**Exercise brief:**
Your task is to transcribe all of the data below exactly, omitting the images.

**Collected material:**
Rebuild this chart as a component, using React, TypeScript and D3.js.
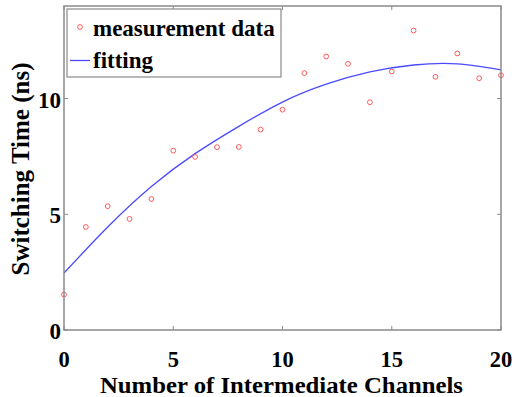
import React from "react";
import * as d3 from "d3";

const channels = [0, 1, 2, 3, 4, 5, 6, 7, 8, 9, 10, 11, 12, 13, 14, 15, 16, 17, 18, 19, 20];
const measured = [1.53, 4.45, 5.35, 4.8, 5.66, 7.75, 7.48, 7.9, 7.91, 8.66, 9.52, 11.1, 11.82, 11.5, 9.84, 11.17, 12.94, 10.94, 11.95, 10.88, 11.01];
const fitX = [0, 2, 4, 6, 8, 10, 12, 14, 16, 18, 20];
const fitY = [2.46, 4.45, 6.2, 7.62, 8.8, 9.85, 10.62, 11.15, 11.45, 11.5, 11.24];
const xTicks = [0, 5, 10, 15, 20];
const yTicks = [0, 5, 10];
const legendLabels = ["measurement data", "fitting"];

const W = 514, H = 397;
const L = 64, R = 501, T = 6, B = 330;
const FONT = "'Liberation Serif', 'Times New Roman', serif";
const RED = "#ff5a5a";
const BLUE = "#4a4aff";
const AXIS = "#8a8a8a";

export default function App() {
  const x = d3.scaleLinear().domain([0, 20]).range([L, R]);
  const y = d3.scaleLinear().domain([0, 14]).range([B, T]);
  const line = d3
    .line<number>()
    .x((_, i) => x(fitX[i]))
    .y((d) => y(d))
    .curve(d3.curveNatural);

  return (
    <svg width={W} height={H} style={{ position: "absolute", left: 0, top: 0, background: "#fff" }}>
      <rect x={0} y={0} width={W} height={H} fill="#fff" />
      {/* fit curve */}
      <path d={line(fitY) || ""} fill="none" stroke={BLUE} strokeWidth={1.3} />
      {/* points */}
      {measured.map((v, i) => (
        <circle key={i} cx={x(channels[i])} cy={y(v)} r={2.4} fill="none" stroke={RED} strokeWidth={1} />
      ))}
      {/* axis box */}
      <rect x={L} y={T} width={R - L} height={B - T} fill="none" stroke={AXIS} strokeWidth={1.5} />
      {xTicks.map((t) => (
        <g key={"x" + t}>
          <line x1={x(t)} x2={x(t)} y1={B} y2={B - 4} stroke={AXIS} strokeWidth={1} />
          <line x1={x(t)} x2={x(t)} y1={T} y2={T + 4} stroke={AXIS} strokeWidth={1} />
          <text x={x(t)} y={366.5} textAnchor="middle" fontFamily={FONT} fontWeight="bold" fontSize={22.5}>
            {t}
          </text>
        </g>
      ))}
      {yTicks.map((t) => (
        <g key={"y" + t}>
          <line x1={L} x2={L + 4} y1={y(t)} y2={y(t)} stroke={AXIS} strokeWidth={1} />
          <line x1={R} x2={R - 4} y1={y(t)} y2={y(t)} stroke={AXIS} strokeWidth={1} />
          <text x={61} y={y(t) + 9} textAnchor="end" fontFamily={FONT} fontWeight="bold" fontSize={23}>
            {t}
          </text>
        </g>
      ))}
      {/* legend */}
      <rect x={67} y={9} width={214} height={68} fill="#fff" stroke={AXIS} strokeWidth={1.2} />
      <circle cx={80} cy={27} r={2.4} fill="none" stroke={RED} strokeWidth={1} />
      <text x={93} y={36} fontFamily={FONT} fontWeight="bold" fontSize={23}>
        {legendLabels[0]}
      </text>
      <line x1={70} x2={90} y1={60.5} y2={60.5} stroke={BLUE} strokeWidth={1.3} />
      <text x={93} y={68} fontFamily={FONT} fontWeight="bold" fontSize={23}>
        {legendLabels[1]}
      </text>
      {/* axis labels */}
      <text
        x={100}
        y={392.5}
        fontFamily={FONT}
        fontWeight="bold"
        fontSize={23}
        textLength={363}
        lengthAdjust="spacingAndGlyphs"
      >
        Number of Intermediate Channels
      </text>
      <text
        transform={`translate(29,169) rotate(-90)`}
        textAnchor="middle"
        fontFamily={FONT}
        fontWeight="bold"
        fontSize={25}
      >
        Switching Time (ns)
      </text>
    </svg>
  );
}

**The reply:**
Rebuild this chart as a component, using React, TypeScript and D3.js.
import React from "react";
import * as d3 from "d3";

const channels = [0, 1, 2, 3, 4, 5, 6, 7, 8, 9, 10, 11, 12, 13, 14, 15, 16, 17, 18, 19, 20];
const measured = [1.53, 4.45, 5.35, 4.8, 5.66, 7.75, 7.48, 7.9, 7.91, 8.66, 9.52, 11.1, 11.82, 11.5, 9.84, 11.17, 12.94, 10.94, 11.95, 10.88, 11.01];
const fitX = [0, 2, 4, 6, 8, 10, 12, 14, 16, 18, 20];
const fitY = [2.46, 4.45, 6.2, 7.62, 8.8, 9.85, 10.62, 11.15, 11.45, 11.5, 11.24];
const xTicks = [0, 5, 10, 15, 20];
const yTicks = [0, 5, 10];
const legendLabels = ["measurement data", "fitting"];

const W = 514, H = 397;
const L = 64, R = 501, T = 6, B = 330;
const FONT = "'Liberation Serif', 'Times New Roman', serif";
const RED = "#ff5a5a";
const BLUE = "#4a4aff";
const AXIS = "#8a8a8a";

export default function App() {
  const x = d3.scaleLinear().domain([0, 20]).range([L, R]);
  const y = d3.scaleLinear().domain([0, 14]).range([B, T]);
  const line = d3
    .line<number>()
    .x((_, i) => x(fitX[i]))
    .y((d) => y(d))
    .curve(d3.curveNatural);

  return (
    <svg width={W} height={H} style={{ position: "absolute", left: 0, top: 0, background: "#fff" }}>
      <rect x={0} y={0} width={W} height={H} fill="#fff" />
      {/* fit curve */}
      <path d={line(fitY) || ""} fill="none" stroke={BLUE} strokeWidth={1.3} />
      {/* points */}
      {measured.map((v, i) => (
        <circle key={i} cx={x(channels[i])} cy={y(v)} r={2.4} fill="none" stroke={RED} strokeWidth={1} />
      ))}
      {/* axis box */}
      <rect x={L} y={T} width={R - L} height={B - T} fill="none" stroke={AXIS} strokeWidth={1.5} />
      {xTicks.map((t) => (
        <g key={"x" + t}>
          <line x1={x(t)} x2={x(t)} y1={B} y2={B - 4} stroke={AXIS} strokeWidth={1} />
          <line x1={x(t)} x2={x(t)} y1={T} y2={T + 4} stroke={AXIS} strokeWidth={1} />
          <text x={x(t)} y={366.5} textAnchor="middle" fontFamily={FONT} fontWeight="bold" fontSize={22.5}>
            {t}
          </text>
        </g>
      ))}
      {yTicks.map((t) => (
        <g key={"y" + t}>
          <line x1={L} x2={L + 4} y1={y(t)} y2={y(t)} stroke={AXIS} strokeWidth={1} />
          <line x1={R} x2={R - 4} y1={y(t)} y2={y(t)} stroke={AXIS} strokeWidth={1} />
          <text x={61} y={y(t) + 9} textAnchor="end" fontFamily={FONT} fontWeight="bold" fontSize={23}>
            {t}
          </text>
        </g>
      ))}
      {/* legend */}
      <rect x={67} y={9} width={214} height={68} fill="#fff" stroke={AXIS} strokeWidth={1.2} />
      <circle cx={80} cy={27} r={2.4} fill="none" stroke={RED} strokeWidth={1} />
      <text x={93} y={36} fontFamily={FONT} fontWeight="bold" fontSize={23}>
        {legendLabels[0]}
      </text>
      <line x1={70} x2={90} y1={60.5} y2={60.5} stroke={BLUE} strokeWidth={1.3} />
      <text x={93} y={68} fontFamily={FONT} fontWeight="bold" fontSize={23}>
        {legendLabels[1]}
      </text>
      {/* axis labels */}
      <text
        x={100}
        y={392.5}
        fontFamily={FONT}
        fontWeight="bold"
        fontSize={23}
        textLength={363}
        lengthAdjust="spacingAndGlyphs"
      >
        Number of Intermediate Channels
      </text>
      <text
        transform={`translate(29,169) rotate(-90)`}
        textAnchor="middle"
        fontFamily={FONT}
        fontWeight="bold"
        fontSize={25}
      >
        Switching Time (ns)
      </text>
    </svg>
  );
}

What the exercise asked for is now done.